Dundas Street, which runs through Toronto and several other southern Ontario cities, was named after Henry Dundas, an 18th-century politician who delayed Britain’s abolition of slavery by 15 years.
“In the wake of two weeks of protests against police murder and racial injustice, Toronto City Council can take a constructive and symbolic step toward disavowing its historic associations with persons who have actively worked toward preserving systems of racial inequality and exploitation,” the petition reads.
The petition’s organizer Andrew Lochhead told Global News Radio 640 Toronto’s Kelly Cutrara that the idea came to him Tuesday morning when he was talking with friends about the knocking down of the Edward Colston statue in Edinburgh, Scotland.
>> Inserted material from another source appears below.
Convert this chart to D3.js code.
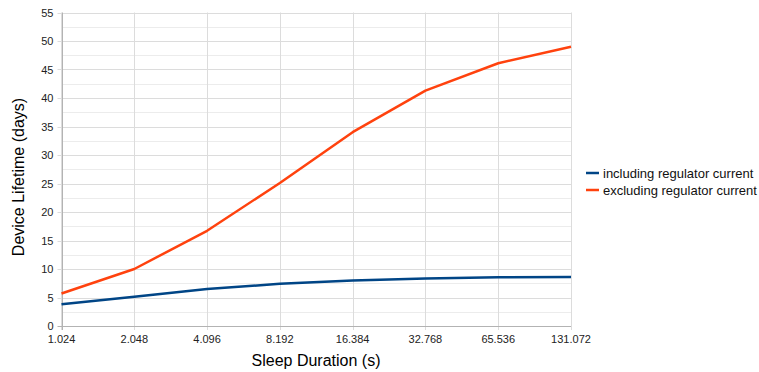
<!DOCTYPE html>
<html lang="en">
<head>
<meta charset="utf-8">
<script src="https://d3js.org/d3.v7.min.js"></script>
<style>
  body { margin: 0; background: #fff; }
  svg { font-family: "Liberation Sans", Arial, sans-serif; }
</style>
</head>
<body>
<svg width="759" height="372"></svg>
<script>
// chart data
var durations = ["1.024", "2.048", "4.096", "8.192", "16.384", "32.768", "65.536", "131.072"];
var including = [3.8, 5.15, 6.5, 7.4, 8.0, 8.35, 8.55, 8.6];
var excluding = [5.7, 10, 16.7, 25.1, 34.0, 41.3, 46.1, 49.0];
var yTicks = [0, 5, 10, 15, 20, 25, 30, 35, 40, 45, 50, 55];
var seriesNames = ["including regulator current", "excluding regulator current"];
var seriesColors = ["#004586", "#ff420e"];

var svg = d3.select("svg");
var plotLeft = 61.5, plotRight = 571, plotTop = 12.5, plotBottom = 326;

var x = d3.scalePoint().domain(durations).range([plotLeft, plotRight]);
var y = d3.scaleLinear().domain([0, 55]).range([plotBottom, plotTop]);

// minor grid (half steps)
svg.append("g").selectAll("line")
  .data(d3.range(2.5, 55, 5))
  .enter().append("line")
  .attr("x1", plotLeft).attr("x2", plotRight)
  .attr("y1", d => Math.round(y(d)) + 0.5).attr("y2", d => Math.round(y(d)) + 0.5)
  .attr("stroke", "#ececec");

// major grid
svg.append("g").selectAll("line")
  .data(yTicks.slice(1))
  .enter().append("line")
  .attr("x1", plotLeft - 4).attr("x2", plotRight)
  .attr("y1", d => Math.round(y(d)) + 0.5).attr("y2", d => Math.round(y(d)) + 0.5)
  .attr("stroke", "#dcdcdc");

svg.append("g").selectAll("line")
  .data(durations)
  .enter().append("line")
  .attr("x1", d => Math.round(x(d)) + 0.5).attr("x2", d => Math.round(x(d)) + 0.5)
  .attr("y1", plotTop).attr("y2", plotBottom + 4)
  .attr("stroke", "#dcdcdc");

// axes lines
svg.append("line")
  .attr("x1", plotLeft - 4).attr("x2", plotRight)
  .attr("y1", Math.round(y(0)) + 0.5).attr("y2", Math.round(y(0)) + 0.5)
  .attr("stroke", "#b3b3b3");
svg.append("line")
  .attr("x1", Math.round(plotLeft) + 0.5).attr("x2", Math.round(plotLeft) + 0.5)
  .attr("y1", plotTop).attr("y2", plotBottom + 4)
  .attr("stroke", "#b3b3b3");

// tick labels
svg.append("g").selectAll("text")
  .data(yTicks)
  .enter().append("text")
  .attr("x", 53.5)
  .attr("y", d => y(d) + 4)
  .attr("text-anchor", "end")
  .attr("font-size", 11)
  .attr("fill", "#222")
  .text(d => d);

svg.append("g").selectAll("text")
  .data(durations)
  .enter().append("text")
  .attr("x", d => x(d))
  .attr("y", 342.5)
  .attr("text-anchor", "middle")
  .attr("font-size", 11)
  .attr("fill", "#222")
  .text(d => d);

// axis titles
svg.append("text")
  .attr("transform", "translate(24,177) rotate(-90)")
  .attr("text-anchor", "middle")
  .attr("font-size", 16)
  .text("Device Lifetime (days)");

svg.append("text")
  .attr("x", 316)
  .attr("y", 366)
  .attr("text-anchor", "middle")
  .attr("font-size", 16)
  .text("Sleep Duration (s)");

// lines
var line = d3.line()
  .x((d, i) => x(durations[i]))
  .y(d => y(d));

[including, excluding].forEach(function(s, i) {
  svg.append("path")
    .attr("d", line(s))
    .attr("fill", "none")
    .attr("stroke", seriesColors[i])
    .attr("stroke-width", 2.5)
    .attr("stroke-linejoin", "round");
});

// legend
var legend = svg.append("g").selectAll("g")
  .data(seriesNames)
  .enter().append("g")
  .attr("transform", (d, i) => "translate(586," + (173 + i * 17) + ")");

legend.append("line")
  .attr("x1", 0).attr("x2", 13)
  .attr("stroke", (d, i) => seriesColors[i])
  .attr("stroke-width", 2.5);

legend.append("text")
  .attr("x", 17)
  .attr("y", 4.5)
  .attr("font-size", 13)
  .attr("fill", "#111")
  .text(d => d);
</script>
</body>
</html>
“I thought, well, if they can do it there, there seems to be broad public support of it there currently, then maybe we should try and do it here,” Lochhead said.
A renewed focus on systemic anti-Black racism following the death of George Floyd has put the issue of monuments to historical figures back in the spotlight.
As of 1 p.m. Wednesday, the petition sits at just over 3,000 signatures. The petition is asking for at least 4,000. It is also calling for the process to be done in partnership with Black-led organizations and historic societies “in order to create a long list of potential candidates.
When asked why this should be a priority when most residents may not know who Dundas was, Lochhead said it is for that reason why it is important.
“If a street has ceased to mean something. If we can no longer recognize why it’s called that — that’s all the more chase for me to say that we should rename that because we want street names that are meaningful to us here in our city,” he said.
“If you don’t know, that tells me right away that it’s time to change.”
Locchead said the street is a symbol of “racism and slavery” in the city.
“I think we’re trying to do something to address systems of racism that are perpetuated at present.”
In Edinburgh, there are calls to tear down a statue of Dundas – and the leader of city council there said he would have “absolutely no sense of loss” if the Dundas statue was removed and replaced with something else.